ASWAJADEWATA.COM |
Oleh: Muhammad Taufiq Maulana
Membahas tema ini, perlu mengawali penjelasan tentang pengertian ‘kampung’. Tujuannya memperjelas subtansi prinsip moderasi beragama dengan makna kampung. Setelah dilakukan penelusuran tentang pengertian kampung, ada beberapa kata kunci yang sama pada pengertian yang dipaparkan. Diantaranya: kelompok rumah (KBBI), daerah yang terdapat beberapa rumah atau keluarga (Wikipedia), kawasan pemukiman (Budiharjo, 1992), lingkungan kehidupan yang terjalin dalam ikatan (Turner, 1972),
Dari beberapa kata kunci di atas, dapat dipahami bahwa kampung adalah sekelompok orang yang terbentuk dari komponen rumah tangga yang di dalamnya terdapat interaksi bertetangga. Tidak bisa dikatakan kampung jika tidak ada tetangga. Tetangga adalah komponen utama dalam substansi kampung.
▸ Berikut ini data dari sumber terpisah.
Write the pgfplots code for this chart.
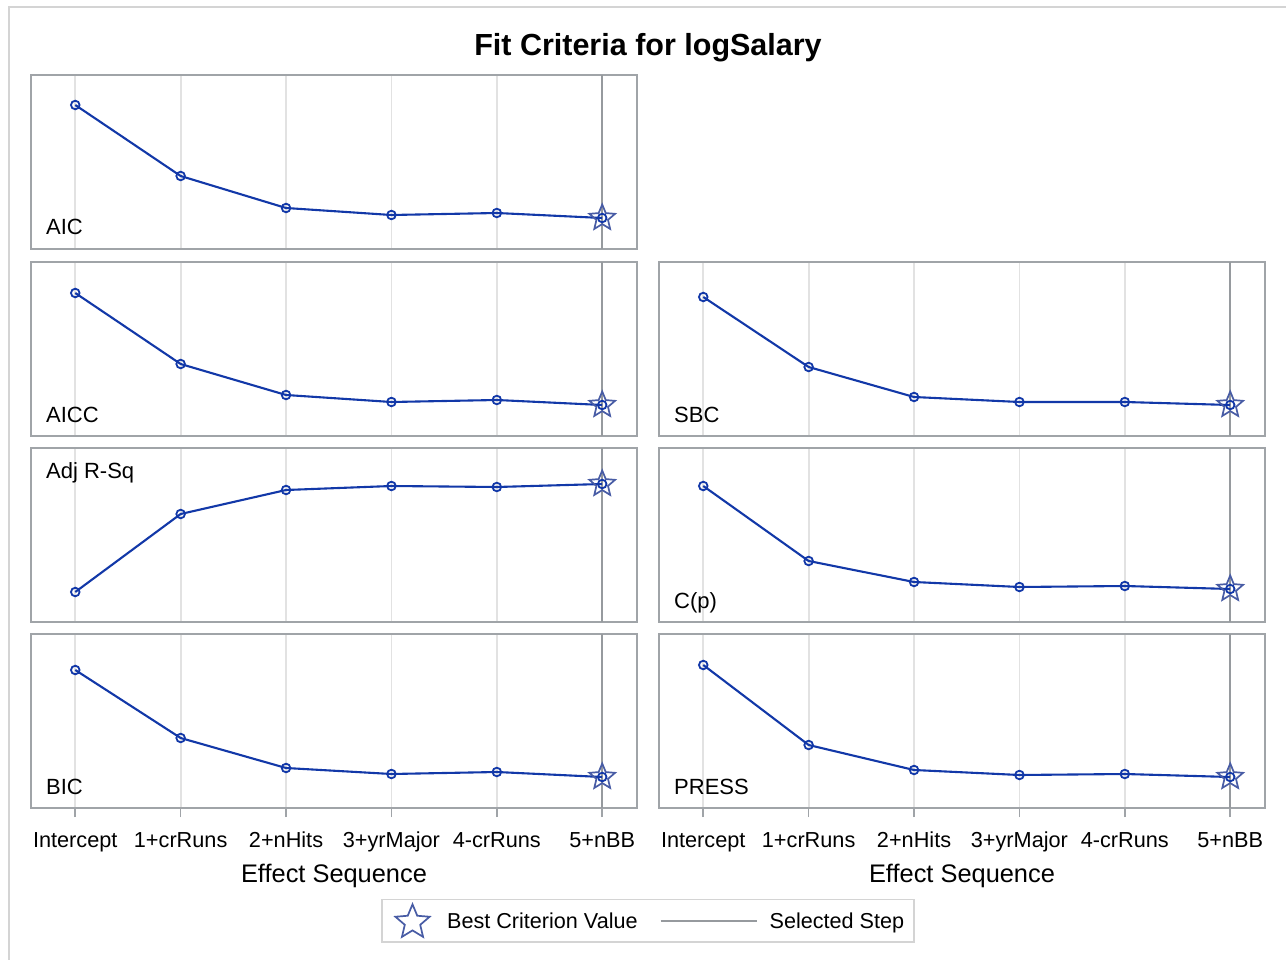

Dengan demikian, sebagai dasar dalam membangun Kampung Moderasi Beragama perlu memahami sekaligus mengamalkan hadits-hadits Nabi tentang bertetangga. Maka prinsip utama Nabi dalam menciptakan kampung moderasi beragama adalah memprioritaskan hak tetangga.
Pertama, hak tetangga
Untuk prinsip pertama ini, kita perlu ngaji beberapa hadits terkait bertetangga. Karena Nabi sendiri sangat menjaga dan peduli kepada tetangga. Maka tidak sedikit sabda Nabi tentang hak-hak bertetangga. Diantaranya hadits:
مَنْ كَانَ يُؤْمِنُ باللهِ وَالْيَوْمِ الْآخِرِ فَلْيُكْرِمْ جَارَهُ
Barang siapa beriman kepada Allah dan hari akhir, maka muliakanlah tetangganya,” (HR al-Bukhari dan Muslim).
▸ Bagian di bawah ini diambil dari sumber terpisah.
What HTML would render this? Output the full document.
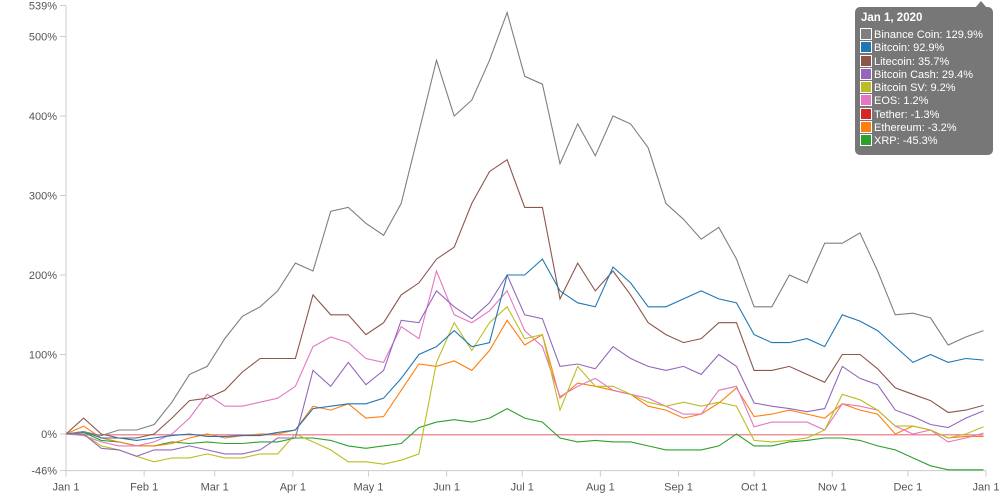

Dalam riwayat lain disebutkan:
مَنْ كَانَ يُؤْمِنُ باللهِ وَالْيَوْمِ الآخِرِ فَلا يُؤذِى جَارَهُ
“Barang siapa beriman kepada Allah dan hari akhir, maka janganlah menyakiti tetangganya,” (HR. Muslim).
Dan dalam Hadits lain, Nabi lebih tegas tentang menjaga hak-hak tetangga. Nabi bersabda:
وَاللَّه لَا يُؤْمِنُ وَاللَّهِ لَا يُؤْمِنُ وَاللَّهِ لَا يُؤْمِنُ قِيلَ وَمَنْ يَا رَسُولَ اللَّهِ قَالَ الَّذِي لَا يَأْمَنُ جَارُهُ بَوَايِقَهُ
“Demi Allah, tidak beriman. Demi Allah, tidak beriman. Demi Allah, tidak beriman. “Sahabat bertanya, “Siapa wahai Rasulullah?” Beliau menjawab, “Yang tetangganya tidak aman dari keburukannya” (HR. Bukhari).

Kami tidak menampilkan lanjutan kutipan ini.